The rear windows of my 182 have a complex curve that made it a bit more difficult to master the process of laying the film and cutting it accurately. Also, somewhere in its history it had some “repairs” with caulking that made cutting the edges to match the uneven caulk line a bit of a challenge. After doing the two flat windows I had a good idea on what to do. Tracing the shape was the hardest because the film had to adhere and not move as I pressed it around to conform to the curves as I traced. I was alone and this is where some painters tape to stick it better or a helper would have made the task a bit easier.
I watched a few YouTube videos to get an idea on the process, but most were dealing with automotive applications and recommended using a razor or an Exacto knife to cut the film on the glass.
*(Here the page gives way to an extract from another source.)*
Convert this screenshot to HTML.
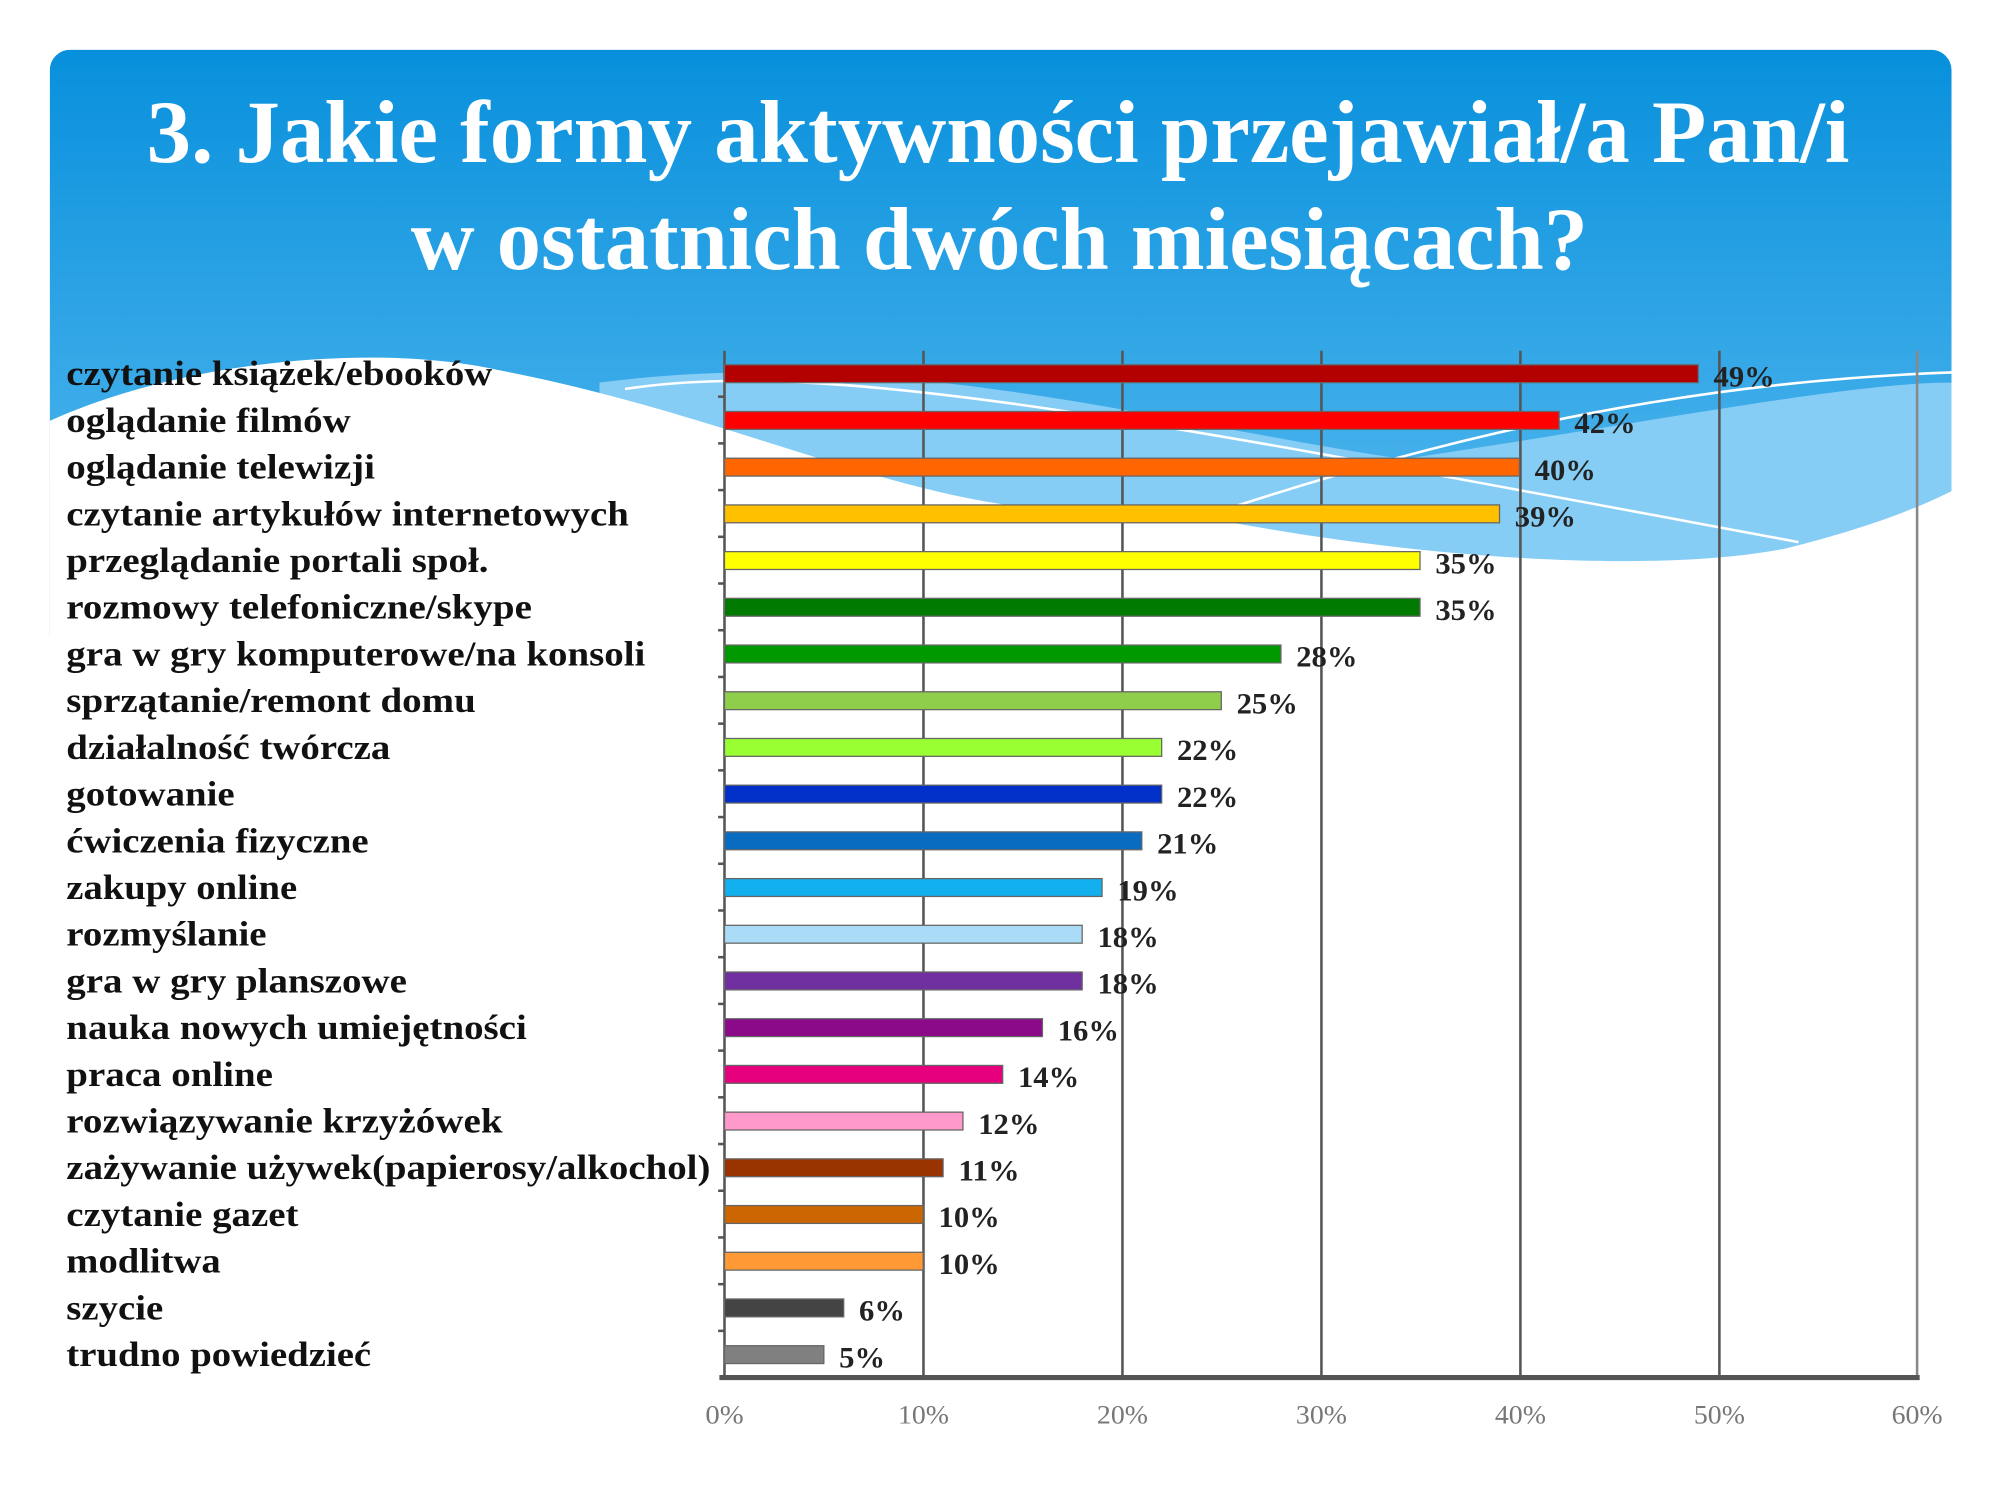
<!DOCTYPE html>
<html><head><meta charset="utf-8"><style>html,body{margin:0;padding:0;background:#fff}svg{display:block}</style></head>
<body>
<svg width="2000" height="1500" viewBox="0 0 1568 1176" preserveAspectRatio="none" xmlns="http://www.w3.org/2000/svg">
<defs>
<linearGradient id="bg" x1="0" y1="0" x2="0" y2="1">
<stop offset="0" stop-color="#0890dc"/><stop offset="1" stop-color="#5dbdf1"/>
</linearGradient>
<clipPath id="card"><rect x="39" y="39" width="1491" height="1137" rx="16"/></clipPath>
</defs>
<g clip-path="url(#card)">
<rect x="39" y="39" width="1491" height="460" fill="url(#bg)"/>
<path d="M470,300 C700,270 900,330 1100,360 C1300,330 1450,300 1530,300 L1530,520 L470,520 Z" fill="#86cdf6"/>
<path d="M39,330 C150,280 300,270 390,290 C600,330 750,420 902,397 C1100,440 1300,450 1400,430 C1460,415 1500,400 1530,385 L1530,1176 L39,1176 Z" fill="#fff"/>
<path d="M490,305 C650,280 900,330 1410,425" stroke="#fff" stroke-width="2" fill="none"/>
<path d="M900,420 C1100,350 1300,300 1530,292" stroke="#fff" stroke-width="2" fill="none"/>
</g>
<g font-family="Liberation Serif, serif" font-weight="bold" fill="#fff" text-anchor="start">
<text x="115" y="127" font-size="70" textLength="1335" lengthAdjust="spacingAndGlyphs">3. Jakie formy aktywności przejawiał/a Pan/i</text>
<text x="322" y="211" font-size="70" textLength="923" lengthAdjust="spacingAndGlyphs">w ostatnich dwóch miesiącach?</text>
</g>
<g stroke="#555" stroke-width="2">
<line x1="724" y1="275" x2="724" y2="1080"/><line x1="880" y1="275" x2="880" y2="1080"/>
<line x1="1036" y1="275" x2="1036" y2="1080"/><line x1="1192" y1="275" x2="1192" y2="1080"/>
<line x1="1348" y1="275" x2="1348" y2="1080"/><line x1="1503" y1="275" x2="1503" y2="1080" stroke="#888"/>
<line x1="568" y1="275" x2="568" y2="1080"/>
</g>
<line x1="564" y1="1080" x2="1505" y2="1080" stroke="#555" stroke-width="4"/>
<g font-family="Liberation Serif, serif" font-size="21" fill="#777" text-anchor="middle">
<text x="568" y="1116" textLength="30" lengthAdjust="spacingAndGlyphs">0%</text><text x="724" y="1116" textLength="40" lengthAdjust="spacingAndGlyphs">10%</text><text x="880" y="1116" textLength="40" lengthAdjust="spacingAndGlyphs">20%</text>
<text x="1036" y="1116" textLength="40" lengthAdjust="spacingAndGlyphs">30%</text><text x="1192" y="1116" textLength="40" lengthAdjust="spacingAndGlyphs">40%</text><text x="1348" y="1116" textLength="40" lengthAdjust="spacingAndGlyphs">50%</text><text x="1503" y="1116" textLength="40" lengthAdjust="spacingAndGlyphs">60%</text>
</g>
<g id="bars" stroke="#666" stroke-width="1"></g>
<g id="labs" font-family="Liberation Serif, serif" font-weight="bold" font-size="27" fill="#111"></g>
<g id="vals" font-family="Liberation Serif, serif" font-weight="bold" font-size="23" fill="#222"></g>
<script>
var d=[["czytanie książek/ebooków",49,"#b30000",386],["oglądanie filmów",42,"#ff0000",275],["oglądanie telewizji",40,"#ff6600",294],["czytanie artykułów internetowych",39,"#ffc000",493],["przeglądanie portali społ.",35,"#ffff00",383],["rozmowy telefoniczne/skype",35,"#007a00",417],["gra w gry komputerowe/na konsoli",28,"#009900",506],["sprzątanie/remont domu",25,"#8fce4a",373],["działalność twórcza",22,"#99ff33",306],["gotowanie",22,"#0030c8",184],["ćwiczenia fizyczne",21,"#0a6cc0",289],["zakupy online",19,"#12b0ef",233],["rozmyślanie",18,"#aadcf8",209],["gra w gry planszowe",18,"#7030a0",319],["nauka nowych umiejętności",16,"#8a0a8a",413],["praca online",14,"#e6007e",214],["rozwiązywanie krzyżówek",12,"#ff99cc",394],["zażywanie używek(papierosy/alkochol)",11,"#993300",557],["czytanie gazet",10,"#cc6600",234],["modlitwa",10,"#ff9933",173],["szycie",6,"#444444",128],["trudno powiedzieć",5,"#808080",291]];
var ns="http://www.w3.org/2000/svg",B=document.getElementById("bars"),L=document.getElementById("labs"),V=document.getElementById("vals");
function el(t,a,p,tx){var e=document.createElementNS(ns,t);for(var k in a)e.setAttribute(k,a[k]);if(tx)e.textContent=tx;p.appendChild(e);return e;}
d.forEach(function(r,i){var y=293+i*36.62,w=r[1]*15.58;
el("rect",{x:568,y:y-7,width:w,height:14,fill:r[2]},B);
if(i<21)el("line",{x1:563,y1:y+18,x2:568,y2:y+18,stroke:"#555","stroke-width":2},B);
el("text",{x:52,y:y+9,textLength:r[3]-52,lengthAdjust:"spacingAndGlyphs"},L,r[0]);
el("text",{x:568+w+12,y:y+10,textLength:(r[1]<10?36:48),lengthAdjust:"spacingAndGlyphs"},V,r[1]+"%");});
</script>
</svg>
</body></html>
This would score the aircraft windows, so I used a nice sharp pair of scissors for my cuts and a sharpie to trace the window around the inside of frame. I cut it slightly larger to start then trimmed it down after a few trial fits. The process was easy and with a few videos watched I had the knowledge to try this myself.
The look of the tint seems to match the blue of the airplane along with the black trim. I have already got compliments on the job. For less than $50 and a short afternoon’s work it was well worth it. I didn’t have enough left over to make an “eyebrow” for my front windshield, but I intend to do this in the coming weeks. Due to the thickness of the film I used, it is not overly optically clear when viewed from the inside. I think it is pretty good for rear windows, I don’t think I’d put it on front windows or windshields that you need to look through constantly. Upon some further research I have seen that there is another product that may be better. It is marketed as an ultra version of the cling film, also there are several films for glass residential windows that may be another option.
I chose the 20-percent for its look but there are lesser or greater degrees of tint to use depending on your requirement.